Nach 1918 wurde die Frage erneut diskutiert. Der österreichische Ministerpräsident Ernst Seidler von Feuchtenegg wollte diesen Bemühungen durch Einrichtung von Kreisen, die nach der Nationalität der Bewohner aufgeteilt werden sollten, entgegenkommen. Einen Tag nach der Ausrufung der Tschechoslowakei wurde am 29. Oktober 1918 die Provinz Deutschböhmen mit Sitz in Reichenberg ausgerufen. Erster Landeshauptmann war Raphael Pacher, gefolgt von Rudolf Lodgman von Auen.
Diese Provinz Deutschböhmen bestand aus einem zusammenhängenden Gebiet in Nord- und Westböhmen, das sich vom Egerland bis zum Braunauer Ländchen entlang der Grenze zum Deutschen Reich erstreckte. In Südböhmen entstand die Verwaltungseinheit Böhmerwaldgau als Teil von Oberösterreich. Deutsche im Adlergebirge und im Gebiet von Landskron, sogenannte Deutschmähren, schlossen sich zur Provinz Sudetenland zusammen.
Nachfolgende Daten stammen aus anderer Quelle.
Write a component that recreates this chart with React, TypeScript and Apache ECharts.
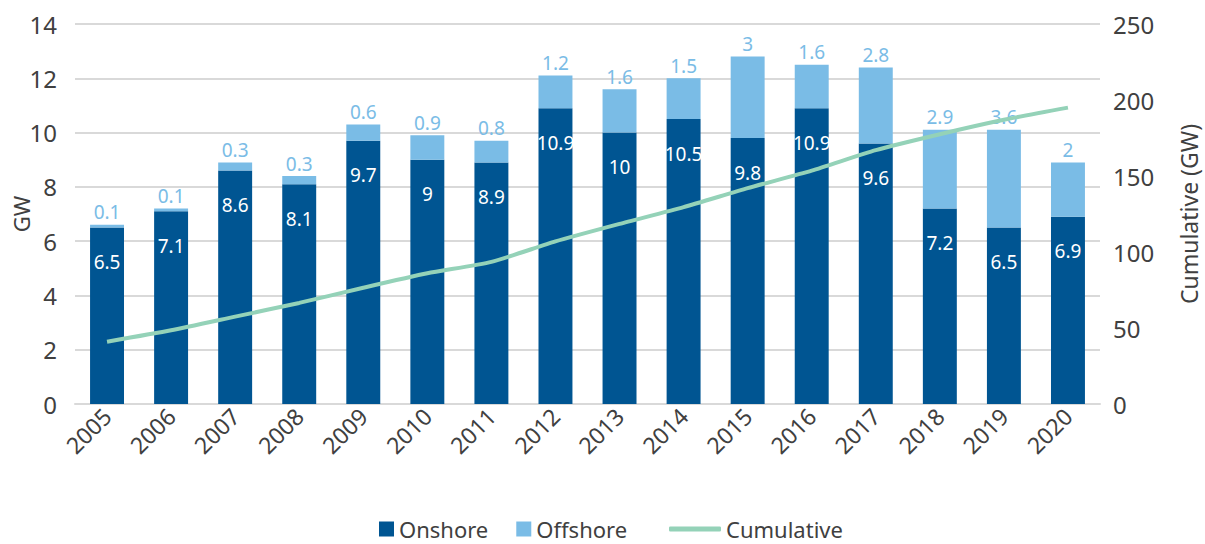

Der Bezirk Neubistritz wurde Znaim zugeschlagen und damit ebenfalls von Oberösterreich verwaltet. Das Gerichtswesen war für Sudetenland und Deutschböhmen in Reichenberg angesiedelt, für die restlichen Regionen war Wien zuständig. Am 22. November 1918 erklärte sich die Provinz Deutschböhmen zum Teil von Deutschösterreich. Der genaue Umfang des Gebiets wurde schließlich am 30. November 1918 im Staatsgesetzblatt veröffentlicht.
Die tschechische Regierung bestand weiter auf einem Einheitsstaat und verweigerte die Anerkennung der genannten deutschen Verwaltungsbezirke. Einige Bezirke wurden gleich zu Beginn auch unter tschechoslowakische Verwaltung gestellt, so Warnsdorf, Winterberg, Bilin, Böhmisch Leipa, andere wie Mies, Hirschberg am See oder Brüx wurden kurze Zeit später durch die tschechoslowakische Armee besetzt. Die vertraglichen Verhandlungen Deutschösterreichs um die Verwaltungaufteilung scheiterten. Die Tschechoslowakische Republik berief sich dabei auf das Waffenstillstandsabkommen vom 3. November 1918. Aber erst durch die Friedensabkommen, die im Wesentlichen auf die Vorstellungen Frankreichs, Großbritanniens und Italiens zurückgingen, wurden die Gebiete der Tschechoslowakischen Republik zugesprochen.
Trotz allem bestand Deutschösterreich weiter auf seine Rechte. Bei den Pariser Verhandlungen wurde die Unteilbarkeit Tschechiens durch Les Tchécoslovaques, leur histoire et civilisation und Le problème des Allemands de Bohème nochmals bestätigt. Durch den Friedensvertrag von Versailles erhielt die Tschechoslowakei die uneingeschränkte Autorität über ihr Gebiet. Allerdings wurden auch der deutschen Minderheit durch den Vertrag von Saint-Germain am 10. September 1919 Rechte zugesprochen.
Später wurde der Gedanke von Deutschböhmen durch die Sudetendeutschen neu aufgegriffen.